Selain menginisiasi klinik hukum, Setya Novanto juga aktif terlibat dalam program kemandirian di bidang pertanian dan perkebunan. Keaktifannya ini menjadi salah satu pertimbangan penting dalam penilaian kelakuan baiknya. Ia juga disebut mengikuti program pembinaan spiritual dengan baik.
Syarat dan Proses Pembebasan Bersyarat Setya Novanto
Ditjenpas menjelaskan bahwa pembebasan bersyarat Setya Novanto didasarkan pada pemenuhan syarat administratif dan substantif yang ketat. Syarat tersebut mencakup pelunasan denda dan uang pengganti, berkelakuan baik, aktif dalam pembinaan, serta telah menjalani dua per tiga masa pidana. Semua ketentuan ini diatur dalam Undang-Undang Nomor 22 Tahun 2022 tentang Pemasyarakatan.
Rika Aprianti menegaskan bahwa proses ini berlaku umum untuk semua warga binaan, tanpa diskriminasi. Setiap narapidana yang memenuhi kriteria memiliki kesempatan yang sama untuk mendapatkan program kebebasan bersyarat. Hal ini membuktikan transparansi dalam sistem pemasyarakatan.

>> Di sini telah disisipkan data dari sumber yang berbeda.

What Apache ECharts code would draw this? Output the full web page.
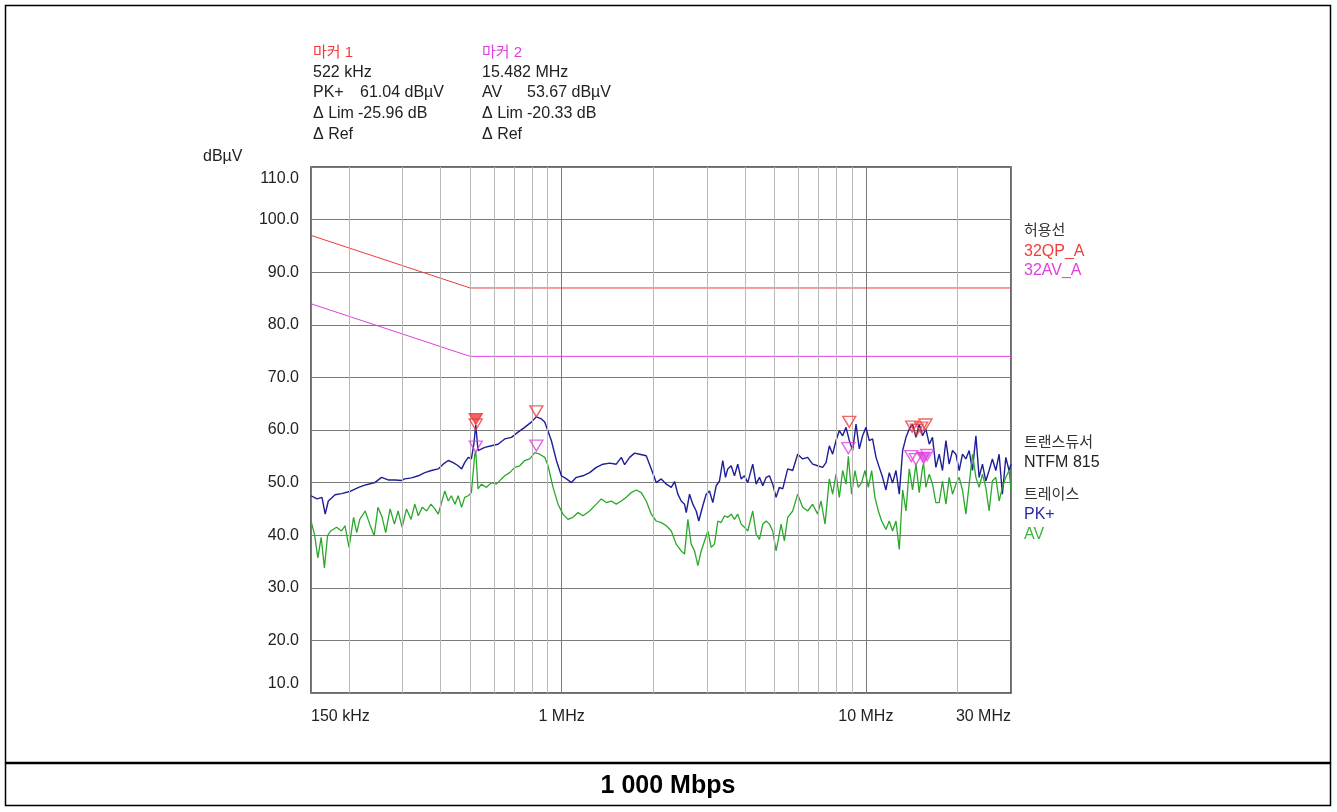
<!DOCTYPE html>
<html><head><meta charset="utf-8">
<script src="https://cdn.jsdelivr.net/npm/echarts@6/dist/echarts.min.js"></script>
<style>html,body{margin:0;padding:0;background:#fff}#c{width:1337px;height:812px}</style>
</head><body><div id="c"></div>
<script>
// ---- data (frequency in MHz, level in dBµV) ----
const xTickLabels = {0.15: '150 kHz', 1: '1 MHz', 10: '10 MHz', 30: '30 MHz'};
const minorGridFreq = [0.2,0.3,0.4,0.5,0.6,0.7,0.8,0.9,2,3,4,5,6,7,8,9,20];

const qpLimitFreq = [0.15, 0.5, 30];
const qpLimitLevel = [97, 87, 87];
const avLimitFreq = [0.15, 0.5, 30];
const avLimitLevel = [84, 74, 74];

const pkFreq = [0.150,0.157,0.163,0.167,0.171,0.180,0.189,0.201,0.215,0.228,0.243,0.256,0.269,0.283,0.298,0.305,0.321,0.338,0.355,0.373,0.393,0.408,0.424,0.440,0.457,0.469,0.480,0.493,0.505,0.515,0.522,0.531,0.559,0.588,0.618,0.650,0.684,0.719,0.756,0.795,0.826,0.858,0.880,0.925,0.961,0.998,1.037,1.077,1.118,1.175,1.236,1.300,1.367,1.438,1.512,1.571,1.611,1.673,1.737,1.804,1.897,1.971,2.046,2.126,2.208,2.293,2.351,2.410,2.472,2.535,2.568,2.633,2.699,2.769,2.824,2.911,2.986,3.062,3.140,3.221,3.302,3.386,3.456,3.516,3.608,3.699,3.792,3.891,3.989,4.091,4.248,4.359,4.470,4.583,4.702,4.820,4.941,5.070,5.197,5.330,5.535,5.748,5.969,6.198,6.437,6.685,6.943,7.212,7.398,7.585,7.777,7.980,8.182,8.388,8.607,8.823,9.047,9.283,9.516,9.756,10.01,10.26,10.52,10.80,11.07,11.35,11.64,11.94,12.24,12.56,12.88,13.21,13.55,13.89,14.24,14.61,14.98,15.36,15.75,16.16,16.56,16.99,17.42,17.86,18.33,18.79,19.27,19.77,20.27,20.78,21.32,21.86,22.41,23.00,23.57,24.17,24.79,25.42,26.06,26.74,27.42,28.11,28.84,29.57,30.00];
const pkLevel = [47.5,46.9,47.2,44.0,46.5,47.7,47.9,48.3,49.1,49.6,50.0,51.0,50.5,50.5,50.4,50.7,50.9,51.3,51.9,52.3,52.6,53.5,54.2,53.8,53.2,52.6,53.8,54.8,54.5,57.5,61.0,56.1,56.7,57.0,57.3,58.3,58.6,59.6,60.5,61.5,62.5,62.1,61.5,58.0,54.2,51.3,50.7,50.0,51.0,51.3,51.9,52.9,53.5,53.7,53.5,54.8,53.4,54.8,55.6,55.4,55.1,52.6,50.0,50.7,49.7,49.1,50.2,47.8,46.5,45.9,44.3,47.8,45.9,44.6,42.7,45.6,47.8,48.4,46.2,49.4,50.3,54.2,51.0,52.6,53.2,51.3,53.5,50.7,51.3,50.0,53.5,49.7,51.0,49.4,51.0,51.3,49.7,47.2,49.1,48.8,52.6,52.3,55.4,54.5,54.8,53.5,53.2,52.9,53.8,57.0,55.4,58.0,59.9,58.9,60.5,58.0,56.1,61.1,56.4,58.9,60.5,58.0,58.3,54.8,52.9,51.0,48.6,51.9,49.9,52.3,47.8,56.1,58.6,60.2,61.1,58.6,61.1,58.9,60.2,57.3,58.6,52.9,55.4,52.3,58.0,53.5,56.1,55.4,52.3,55.4,54.5,56.1,52.3,58.9,51.0,53.5,50.3,52.3,54.5,52.3,55.4,47.8,54.8,52.3,53.5];

const avFreq = [0.150,0.154,0.158,0.162,0.166,0.170,0.174,0.182,0.189,0.194,0.200,0.207,0.212,0.217,0.226,0.234,0.242,0.249,0.257,0.264,0.273,0.282,0.290,0.299,0.309,0.320,0.329,0.338,0.348,0.360,0.372,0.383,0.393,0.403,0.413,0.424,0.434,0.446,0.457,0.469,0.480,0.493,0.505,0.518,0.522,0.531,0.545,0.566,0.588,0.611,0.634,0.650,0.675,0.701,0.728,0.756,0.785,0.816,0.847,0.880,0.902,0.937,0.973,1.010,1.049,1.090,1.132,1.175,1.236,1.300,1.350,1.402,1.456,1.512,1.571,1.631,1.694,1.760,1.827,1.897,1.971,2.046,2.126,2.208,2.293,2.380,2.472,2.535,2.600,2.666,2.735,2.804,2.876,2.949,3.024,3.101,3.180,3.262,3.345,3.430,3.516,3.608,3.699,3.792,3.891,3.989,4.091,4.248,4.359,4.470,4.583,4.702,4.820,4.941,5.070,5.171,5.264,5.397,5.535,5.748,5.969,6.198,6.437,6.685,6.943,7.121,7.343,7.585,7.777,7.980,8.182,8.388,8.607,8.757,8.980,9.208,9.444,9.686,9.933,10.19,10.45,10.71,10.99,11.27,11.64,11.94,12.24,12.56,12.88,13.21,13.55,13.89,14.24,14.61,14.98,15.36,15.48,15.75,16.16,16.56,16.99,17.42,17.86,18.33,18.79,19.27,19.77,20.27,20.78,21.32,21.86,22.41,23.00,23.57,24.17,24.79,25.42,26.06,26.74,27.42,28.11,28.84,29.57,30.00];
const avLevel = [42.7,40.2,35.7,39.6,33.8,39.9,40.8,41.5,40.8,41.8,37.7,43.4,40.5,43.0,44.6,42.1,39.9,45.3,43.4,40.5,45.0,42.1,44.6,41.5,45.0,43.0,45.9,43.7,45.3,44.6,45.9,45.0,44.0,46.2,48.4,46.5,47.5,45.9,47.5,45.3,47.2,47.5,48.1,55.4,56.0,48.8,49.7,49.1,50.0,49.7,50.7,51.3,51.9,52.9,53.2,54.2,54.5,55.7,55.4,54.8,53.2,49.1,45.9,44.0,43.0,43.4,44.3,43.7,44.6,45.9,46.9,46.2,46.5,45.9,46.5,47.2,48.1,48.6,48.1,46.5,44.0,42.7,42.4,41.8,40.8,38.3,37.0,36.4,43.0,38.3,37.0,34.2,37.0,38.9,40.8,37.7,38.3,42.7,42.4,43.7,43.4,44.0,43.0,44.0,42.1,41.5,40.8,44.6,40.2,39.2,42.1,42.7,42.1,40.8,37.0,39.6,42.1,38.9,43.4,44.6,47.8,45.3,44.6,45.9,44.0,46.5,42.1,50.7,47.8,51.6,47.2,52.3,49.7,55.0,47.8,52.3,49.1,50.0,52.3,49.1,52.3,47.2,44.6,42.7,41.1,42.7,40.8,42.7,37.3,48.6,44.6,52.6,48.6,53.5,48.1,52.9,53.67,49.1,51.6,49.7,46.2,46.2,50.3,45.9,51.0,47.8,49.7,51.0,48.6,44.0,49.7,55.4,51.0,49.1,51.6,49.1,44.6,50.3,51.0,46.5,49.1,51.0,52.3,48.6];

// markers
const marker1Freq = [0.522];   const marker1Level = [61.04];
const marker2Freq = [15.482];  const marker2Level = [53.67];
const pkMarkFreq = [0.522, 0.826, 8.82, 14.2, 14.7, 15.2, 15.7];
const pkMarkLevel = [60.0, 62.5, 60.5, 59.6, 59.0, 59.4, 60.0];
const avMarkFreq = [0.522, 0.826, 8.76, 14.1, 14.6, 15.9];
const avMarkLevel = [55.8, 56.0, 55.5, 54.0, 53.4, 54.2];

const zip = (a, b) => a.map((v, i) => [v, b[i]]);

const FONT = "'Liberation Sans', Arial, 'Noto Sans CJK KR', sans-serif";
const KFONT = "'Liberation Sans', 'Noto Sans CJK KR', sans-serif";
const C_RED = '#f03c3c', C_MAG = '#e040e0', C_PK = '#1e1e96', C_AV = '#2aa82a';

const chart = echarts.init(document.getElementById('c'), null, {renderer: 'canvas'});

function txt(x, y, s, color, size, extra) {
  return Object.assign({type: 'text', x: x, y: y, style: {text: s, fill: color || '#222', font: (size || 16) + 'px ' + KFONT, textVerticalAlign: 'middle'}}, extra || {});
}

const triSym = (color, filled) => ({
  type: 'scatter', symbol: 'triangle', symbolRotate: 180, symbolSize: [13, 11], symbolOffset: [0, -5.5],
  itemStyle: {color: filled ? color : 'rgba(255,255,255,0)', borderColor: color, borderWidth: 1.4},
  z: 6, silent: true
});

chart.setOption({
  animation: false,
  backgroundColor: '#fff',
  grid: {left: 311, top: 167, width: 700, height: 526, show: true, borderColor: '#3a3a3a', borderWidth: 1.5, backgroundColor: '#fff'},
  xAxis: {
    type: 'log', logBase: 10, min: 0.15, max: 30,
    axisLine: {show: false}, axisTick: {show: false},
    splitLine: {show: true, lineStyle: {color: '#7a7a7a', width: 1}},
    axisLabel: {
      margin: 16, color: '#222', fontSize: 16, fontFamily: FONT,
      alignMinLabel: 'left', alignMaxLabel: 'right',
      formatter: v => { const k = Object.keys(xTickLabels).find(t => Math.abs(Math.log10(+t) - Math.log10(v)) < 0.01); return k ? xTickLabels[k] : ''; }
    }
  },
  yAxis: {
    type: 'value', min: 10, max: 110, interval: 10,
    axisLine: {show: false}, axisTick: {show: false},
    splitLine: {show: true, lineStyle: {color: '#7a7a7a', width: 1}},
    axisLabel: {
      margin: 12, color: '#222', fontSize: 16, fontFamily: FONT,
      formatter: v => v === 110 ? '{top|110.0}' : (v === 10 ? '{bot|10.0}' : v.toFixed(1)),
      rich: {
        top: {padding: [24, 0, 0, 0], fontSize: 16, fontFamily: FONT, color: '#222'},
        bot: {padding: [0, 0, 18, 0], fontSize: 16, fontFamily: FONT, color: '#222'}
      }
    }
  },
  series: [
    {type: 'line', data: [], z: 1, silent: true,
     markLine: {silent: true, symbol: 'none', animation: false, label: {show: false},
       lineStyle: {color: '#b8b8b8', width: 1, type: 'solid'},
       data: minorGridFreq.map(f => ({xAxis: f}))}},
    {type: 'line', data: zip(qpLimitFreq, qpLimitLevel), showSymbol: false, lineStyle: {color: C_RED, width: 1}, z: 2, silent: true},
    {type: 'line', data: zip(avLimitFreq, avLimitLevel), showSymbol: false, lineStyle: {color: C_MAG, width: 1}, z: 2, silent: true},
    {type: 'line', data: zip(pkFreq, pkLevel), showSymbol: false, lineStyle: {color: C_PK, width: 1.4}, z: 3, silent: true},
    {type: 'line', data: zip(avFreq, avLevel), showSymbol: false, lineStyle: {color: C_AV, width: 1.3}, z: 4, silent: true},
    Object.assign(triSym(C_RED, false), {data: zip(pkMarkFreq, pkMarkLevel)}),
    Object.assign(triSym(C_RED, true), {data: zip(marker1Freq, marker1Level)}),
    Object.assign(triSym(C_MAG, false), {data: zip(avMarkFreq, avMarkLevel)}),
    Object.assign(triSym(C_MAG, true), {data: zip(marker2Freq, marker2Level)})
  ],
  graphic: [
    {type: 'rect', shape: {x: 5.5, y: 5.5, width: 1325, height: 800}, style: {fill: 'none', stroke: '#000', lineWidth: 1.5}, z: 0},
    {type: 'line', shape: {x1: 5, y1: 763, x2: 1331, y2: 763}, style: {stroke: '#000', lineWidth: 2.5}},
    {type: 'text', x: 668, y: 786, style: {text: '1 000 Mbps', fill: '#000', font: 'bold 25px ' + FONT, textAlign: 'center', textVerticalAlign: 'middle'}},
    txt(203, 157, 'dBµV', '#222'),
    // marker 1 block
    txt(313, 53, '마커 1', C_RED, 15),
    txt(313, 73, '522 kHz'),
    txt(313, 93, 'PK+'), txt(360, 93, '61.04 dBµV'),
    txt(313, 114, 'Δ Lim'), txt(358, 114, '-25.96 dB'),
    txt(313, 135, 'Δ Ref'),
    // marker 2 block
    txt(482, 53, '마커 2', C_MAG, 15),
    txt(482, 73, '15.482 MHz'),
    txt(482, 93, 'AV'), txt(527, 93, '53.67 dBµV'),
    txt(482, 114, 'Δ Lim'), txt(527, 114, '-20.33 dB'),
    txt(482, 135, 'Δ Ref'),
    // right side legend
    txt(1024, 231, '허용선', '#333', 15),
    txt(1024, 252, '32QP_A', C_RED),
    txt(1024, 271, '32AV_A', C_MAG),
    txt(1024, 443, '트랜스듀서', '#333', 15),
    txt(1024, 463, 'NTFM 815', '#222'),
    txt(1024, 495, '트레이스', '#333', 15),
    txt(1024, 515, 'PK+', '#2a2aa0'),
    txt(1024, 535, 'AV', '#3cb43c')
  ]
});
</script>
</body></html>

Sejak 16 Agustus 2025, Setya Novanto wajib lapor setidaknya satu kali sebulan kepada Balai Pemasyarakatan (Bapas) Bandung. Ia akan mendapatkan bimbingan dari pembimbing kemasyarakatan Bapas Bandung hingga 1 April 2029. Tanggal tersebut menandai waktu Setya Novanto akan bebas murni dari segala kewajiban pemasyarakatan.
Revisi Vonis dan Konsekuensi Hukum Setya Novanto
Setya Novanto sebelumnya divonis 15 tahun penjara, denda Rp500 juta subsider 3 bulan kurungan, serta kewajiban pembayaran uang pengganti 7,3 juta dolar AS. Vonis ini dijatuhkan atas keterlibatannya dalam kasus korupsi proyek pengadaan KTP elektronik tahun anggaran 2011–2013. Kasus ini sempat menjadi sorotan publik.
Namun, Mahkamah Agung (MA) mengabulkan permohonan Peninjauan Kembali (PK) yang diajukan Setya Novanto pada 4 Juni lalu. MA memotong vonisnya menjadi 12 tahun dan 6 bulan penjara. Pidana denda juga diubah menjadi Rp500 juta subsider 6 bulan kurungan, memberikan keringanan hukum.
Selain itu, MA juga mengubah beban uang pengganti sebesar 7,3 juta dolar AS menjadi dikompensasi sebesar Rp5 miliar yang telah dititipkan kepada penyidik KPK. Sisa uang pengganti yang harus dibayar adalah Rp49.052.289.803 subsider 2 tahun penjara. Setya Novanto juga dijatuhi pidana tambahan berupa pencabutan hak menduduki jabatan publik selama 2 tahun 6 bulan, terhitung sejak masa pidananya selesai.